Вой сирен оповещал город о нападении, но многие даже не успели проснуться и выбежать из домов.
Моя мама, взяв в охапку меня и младшего годовалого братишку, выбежала на улицу и побежала в бомбоубежище.
Впервые мне было страшно и в тоже время непонятно, что происходит вокруг.
Взрывы, кругом бегали люди, и город стал похож на муравейник, который подожгли.
Были раненые и убитые, взорванные трамваи и лошадиные повозки, все горело вокруг.
Мы сидели в бомбоубежище и пытались отойти от шока, плакали дети.
Налет продолжался еще несколько часов, и вдруг все стихло, словно ничего и не было до того.
Мы поднявшись наверх и, ужас охватил всех, когда увидели, что осталось после нападения.
Горы мусора на месте, где недавно стояли дома, хаос, и объявление диктора по ретранслятору о том, что Ленинград взят в кольцо блокады...
Каждый день стал борьбой за выживание. Запасы продовольствия в городе постепенно стали истощаться.
И появились огромные очереди за хлебом, мукой и пшеном.
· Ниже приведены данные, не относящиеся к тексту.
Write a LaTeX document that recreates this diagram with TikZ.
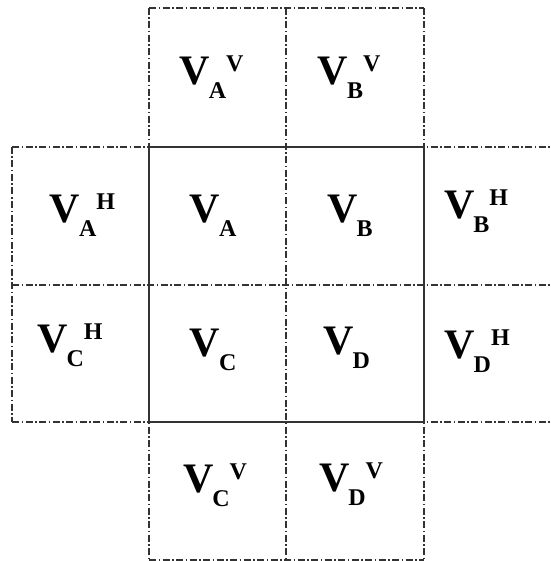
\documentclass[tikz,border=0pt]{standalone}
\usepackage{fontspec}
\setmainfont{Liberation Serif}
\newcommand{\bigV}{{\fontsize{42}{42}\selectfont\bfseries V}}
\newcommand{\smallL}[1]{{\fontsize{24}{24}\selectfont\bfseries #1}}
\newcommand{\lblsub}[1]{\bigV\kern-1pt\raisebox{-14pt}{\smallL{#1}}}
\newcommand{\lblsubsup}[2]{\bigV\kern-1pt\raisebox{-14pt}{\smallL{#1}}\raisebox{13pt}{\smallL{#2}}}
\begin{document}
\begin{tikzpicture}[x=1pt,y=-1pt,
  dd/.style={draw=black!80,line width=1.2pt,dash pattern=on 7pt off 2.5pt on 1.5pt off 2.5pt},
  solidline/.style={draw=black!80,line width=1.5pt},
  lab/.style={inner sep=0pt,anchor=center}]
\useasboundingbox (0,0) rectangle (550,561);
\begin{scope}
\clip (0,0) rectangle (550,561);
% dash-dot grid lines
\draw[dd] (149,8) -- (424,8);
\draw[dd] (12,147) -- (560,147);
\draw[dd] (12,285) -- (560,285);
\draw[dd] (12,422) -- (560,422);
\draw[dd] (149,560) -- (424,560);
\draw[dd] (149,8) -- (149,560);
\draw[dd] (286,8) -- (286,560);
\draw[dd] (424,8) -- (424,560);
\draw[dd] (12,147) -- (12,422);
% solid central block
\draw[solidline] (149,147) rectangle (424,422);
\end{scope}
% labels
\node[lab] (vav) at (211.5,77.5) {\lblsubsup{A}{V}};
\node[lab] (vbv) at (349,77.5) {\lblsubsup{B}{V}};
\node[lab] (vah) at (82.5,215.5) {\lblsubsup{A}{H}};
\node[lab] (va) at (213,216) {\lblsub{A}};
\node[lab] (vb) at (350,216) {\lblsub{B}};
\node[lab] (vbh) at (476,211) {\lblsubsup{B}{H}};
\node[lab] (vch) at (70,345) {\lblsubsup{C}{H}};
\node[lab] (vc) at (213,350) {\lblsub{C}};
\node[lab] (vd) at (346.5,348) {\lblsub{D}};
\node[lab] (vdh) at (477,351) {\lblsubsup{D}{H}};
\node[lab] (vcv) at (215,485.5) {\lblsubsup{C}{V}};
\node[lab] (vdv) at (351,484) {\lblsubsup{D}{V}};
\end{tikzpicture}
\end{document}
Пайки начали урезать вдвое, и начался голод.
Подходила зима, жестокая русская зима с сильными морозами и продувными Питерскими ветрами, пронзающими до костей.
А бомбардировки не прекращались ни на один день.
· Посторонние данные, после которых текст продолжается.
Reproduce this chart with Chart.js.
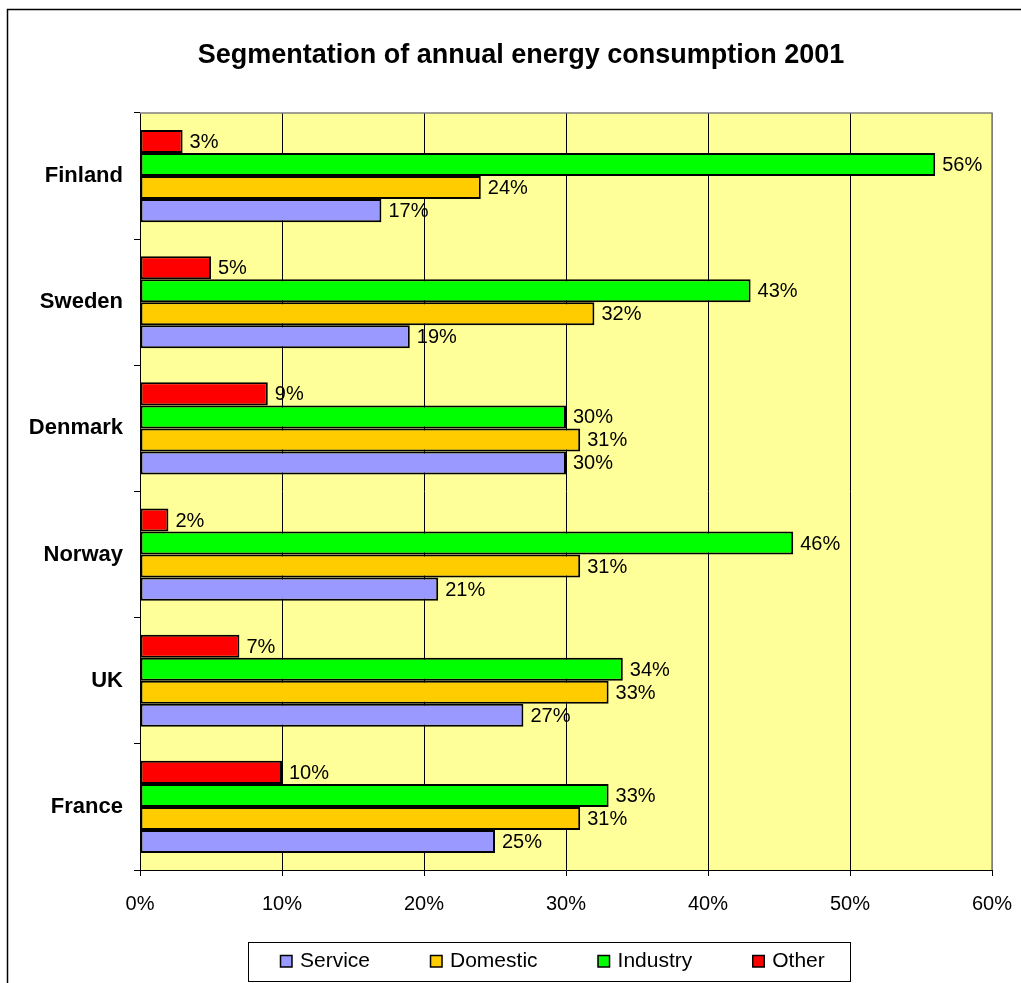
<!DOCTYPE html>
<html>
<head>
<meta charset="utf-8">
<script src="https://cdn.jsdelivr.net/npm/chart.js@4/dist/chart.umd.min.js"></script>
<style>
  html, body { margin: 0; padding: 0; background: #fff; }
</style>
</head>
<body>
<canvas id="energy-chart" width="1021" height="983"></canvas>
<script>
const countries = ["Finland", "Sweden", "Denmark", "Norway", "UK", "France"]
const service   = [17, 19, 30, 21, 27, 25]
const domestic  = [24, 32, 31, 31, 33, 31]
const industry  = [56, 43, 30, 46, 34, 33]
const other     = [3, 5, 9, 2, 7, 10]
const percentTicks = [0, 10, 20, 30, 40, 50, 60]
const chartTitle = "Segmentation of annual energy consumption 2001"

const fontFamily = "'Liberation Sans', Arial, Helvetica, sans-serif"

// white page, thin outer frame, title and the yellow plot background
const plotBackground = {
  id: "plotBackground",
  beforeDraw(chart) {
    const ctx = chart.ctx
    const area = chart.chartArea
    ctx.save()
    ctx.fillStyle = "#fff"
    ctx.fillRect(0, 0, chart.width, chart.height)
    ctx.strokeStyle = "#000"
    ctx.lineWidth = 1.5
    ctx.beginPath()
    ctx.moveTo(chart.width + 2, 9.5)
    ctx.lineTo(7.5, 9.5)
    ctx.lineTo(7.5, chart.height + 2)
    ctx.stroke()
    ctx.fillStyle = "#FFFF99"
    ctx.fillRect(area.left, area.top, area.right - area.left, area.bottom - area.top)

    ctx.fillStyle = "#000"
    ctx.font = "bold 27px " + fontFamily
    ctx.textAlign = "center"
    ctx.textBaseline = "middle"
    ctx.fillText(chartTitle, 521, 56)
    ctx.restore()
  },
  beforeDatasetsDraw(chart) {
    const ctx = chart.ctx
    const area = chart.chartArea
    ctx.save()
    ctx.strokeStyle = "#808080"
    ctx.lineWidth = 1.5
    ctx.beginPath()
    ctx.moveTo(area.left, area.top)
    ctx.lineTo(area.right, area.top)
    ctx.lineTo(area.right, area.bottom)
    ctx.stroke()
    ctx.restore()
  }
}

// percentage written just past the end of every bar
const valueLabels = {
  id: "valueLabels",
  afterDatasetsDraw(chart) {
    const ctx = chart.ctx
    ctx.save()
    ctx.font = "20px " + fontFamily
    ctx.fillStyle = "#000"
    ctx.textBaseline = "middle"
    ctx.textAlign = "left"
    chart.data.datasets.forEach((ds, i) => {
      chart.getDatasetMeta(i).data.forEach((bar, j) => {
        ctx.fillText(ds.data[j] + "%", bar.x + 7, bar.y + 1)
      })
    })
    ctx.restore()
  }
}

// boxed legend under the axis, series listed bottom bar first
const boxLegend = {
  id: "boxLegend",
  afterDraw(chart) {
    const ctx = chart.ctx
    const items = [...chart.data.datasets].reverse()
    const cy = 961
    ctx.save()
    ctx.font = "21px " + fontFamily
    ctx.lineWidth = 1
    ctx.strokeStyle = "#000"
    ctx.strokeRect(248.5, 942.5, 602, 39)
    ctx.textBaseline = "middle"
    ctx.lineWidth = 1.5
    let x = 280
    items.forEach(ds => {
      ctx.fillStyle = ds.backgroundColor
      ctx.fillRect(x, cy - 6, 12, 12)
      ctx.strokeRect(x + 0.5, cy - 5.5, 11.5, 11.5)
      ctx.fillStyle = "#000"
      ctx.fillText(ds.label, x + 20, cy)
      x += 20 + ctx.measureText(ds.label).width + 60
    })
    ctx.restore()
  }
}

const barStyle = {
  borderColor: "#000",
  borderWidth: 2,
  borderSkipped: false,
  barPercentage: 1.0,
  categoryPercentage: 0.73
}

new Chart(document.getElementById("energy-chart"), {
  type: "bar",
  data: {
    labels: countries,
    datasets: [
      { label: "Other",    data: other,    backgroundColor: "#FF0000", ...barStyle },
      { label: "Industry", data: industry, backgroundColor: "#00FF00", ...barStyle },
      { label: "Domestic", data: domestic, backgroundColor: "#FFCC00", ...barStyle },
      { label: "Service",  data: service,  backgroundColor: "#9999FF", ...barStyle }
    ]
  },
  options: {
    indexAxis: "y",
    responsive: false,
    animation: false,
    layout: { padding: { left: 0, right: 29, top: 113, bottom: 70 } },
    plugins: {
      legend: { display: false },
      tooltip: { enabled: false },
      title: { display: false }
    },
    scales: {
      x: {
        min: 0,
        max: 60,
        afterBuildTicks: scale => {
          scale.ticks = percentTicks.map(v => ({ value: v }))
        },
        afterFit: scale => {
          scale.height = 43
          scale.paddingLeft = 0
          scale.paddingRight = 0
        },
        ticks: {
          color: "#000",
          padding: 16,
          maxRotation: 0,
          font: { family: fontFamily, size: 20 },
          callback: v => v + "%"
        },
        grid: {
          color: c => (c.index === percentTicks.length - 1 ? "#808080" : "#000"),
          tickColor: "#000",
          tickLength: 6,
          lineWidth: 1
        },
        border: { color: "#000", width: 1 }
      },
      y: {
        afterFit: scale => { scale.width = 140 },
        ticks: {
          color: "#000",
          padding: 11,
          font: { family: fontFamily, size: 22, weight: "bold" }
        },
        grid: {
          drawOnChartArea: false,
          offset: true,
          tickColor: "#000",
          tickLength: 6
        },
        border: { color: "#000", width: 1 }
      }
    }
  },
  plugins: [plotBackground, valueLabels, boxLegend]
})
</script>
</body>
</html>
Мама брала последнюю муку, которая у нас была, смешивала с древесными опилками, пекла из этого "теста" лепешки.
Они были противные, несъедобные, но что оставалось делать? ...голод - не тетка.
Младший братик стал совсем худенький, его глазки и так были, словно пуговки, а сейчас провалились ещё глубже.
Скоро у мамы от недостатка питания пропало молоко, и ей нечем стало кормить малыша.
Еды у нас почти не было, но мама старалась накормить нас хоть чем-нибудь.
Она разминала с водой черный хлеб, давала его нам по чуть-чуть, но разве это была еда...
Сидя возле колыбельки, она смотрела на моего братишку и тихо молилась.
Он молча смотрел на маму, словно понимая, что еды нет. Лишь время от времени хныкал и тянул ручки.
В тот памятный день, мама также сидела возле его кроватки и, в горьких своих раздумьях, вытирая слёзы, смотрела на притихшего малыша.
Затем она встала, наверное, решив покормить его размоченным хлебом, на несколько секунд отошла от кроватки.
Братишка, вдруг, резко и непривычно громко вскрикнул. За доли секунды мама уже была рядом с ним. 
Он лежал с широко открытыми глазами, исхудавший, обессилевший и бездыханный...
Мама склонилась над колыбелькой и громко навзрыд заплакала,  прижав к себе малыша.
Она плакала долго, а потом уснула, так же, не выпуская его из своих рук. 
Прошло несколько часов. Я подошел к ней и попытался разбудить, потеребив за плечо. Но мама не отозвалась.
Отцепив ее руки от кроватки, почувствовал как, они холодны.
Умерла от разрыва сердца, констатировал врач. Вот так я и остался один на один со своим горем.
Отец был на фронте, и мы уже давно не получали от него писем. А родственников всех убили еще в начале войны.

Погрузив тела на санки. Я двинулся в конец города, туда где было общее кладбище для погибших.
Я шёл, словно в караване, передо мной и сзади шли тоже люди с санками и покойными родственниками или соседями.
Кое-где ещё дымились полуразрушенные дома, а после бомбёжки на улице были трупы - их не успевали убирать...
Похоронил я маму и братика рядом, среди череды из тысяч крестов и холмиков.
Я поклялся на их могиле, что выживу и доживу до старости в родном городе.
Потом были страшные годы голода, работал на заводе помощником станочника, и вот - дожил до снятия блокады.

В тот момент, когда старик закончил свой рассказ, он, вдруг, резко вздохнул, словно желая набрать побольше воздуха и перевести дыхание.
Его глаза были полны слёз. Он, видимо, так долго скрывал их глубоко внутри, вдруг, в одночасье они вырвались на свободу.
Дрожащей ладонью он вытирал слёзы и вздыхал, видимо, всё ещё находясь под впечатлением своих воспоминаний.
Почувствовав какую-то неловкость и, сам едва сдерживая слёзы,  я стал прощаться со стариком.
                - Спасибо, батя! За твой рассказ, за то, что выжил в этой страшной войне, за то что ты просто есть.
Мы обнялись и, попрощавшись, я пообещал что еще вернусь в Петербург и, обязательно, так же, случайно встречусь с ним. И мы пошли в разные стороны. Я шёл к автобусной остановке, ещё и ещё раз мысленно возвращаясь к рассказу старика,  который жил ради тех, кто не смог дожить до этих дней вместе с ним.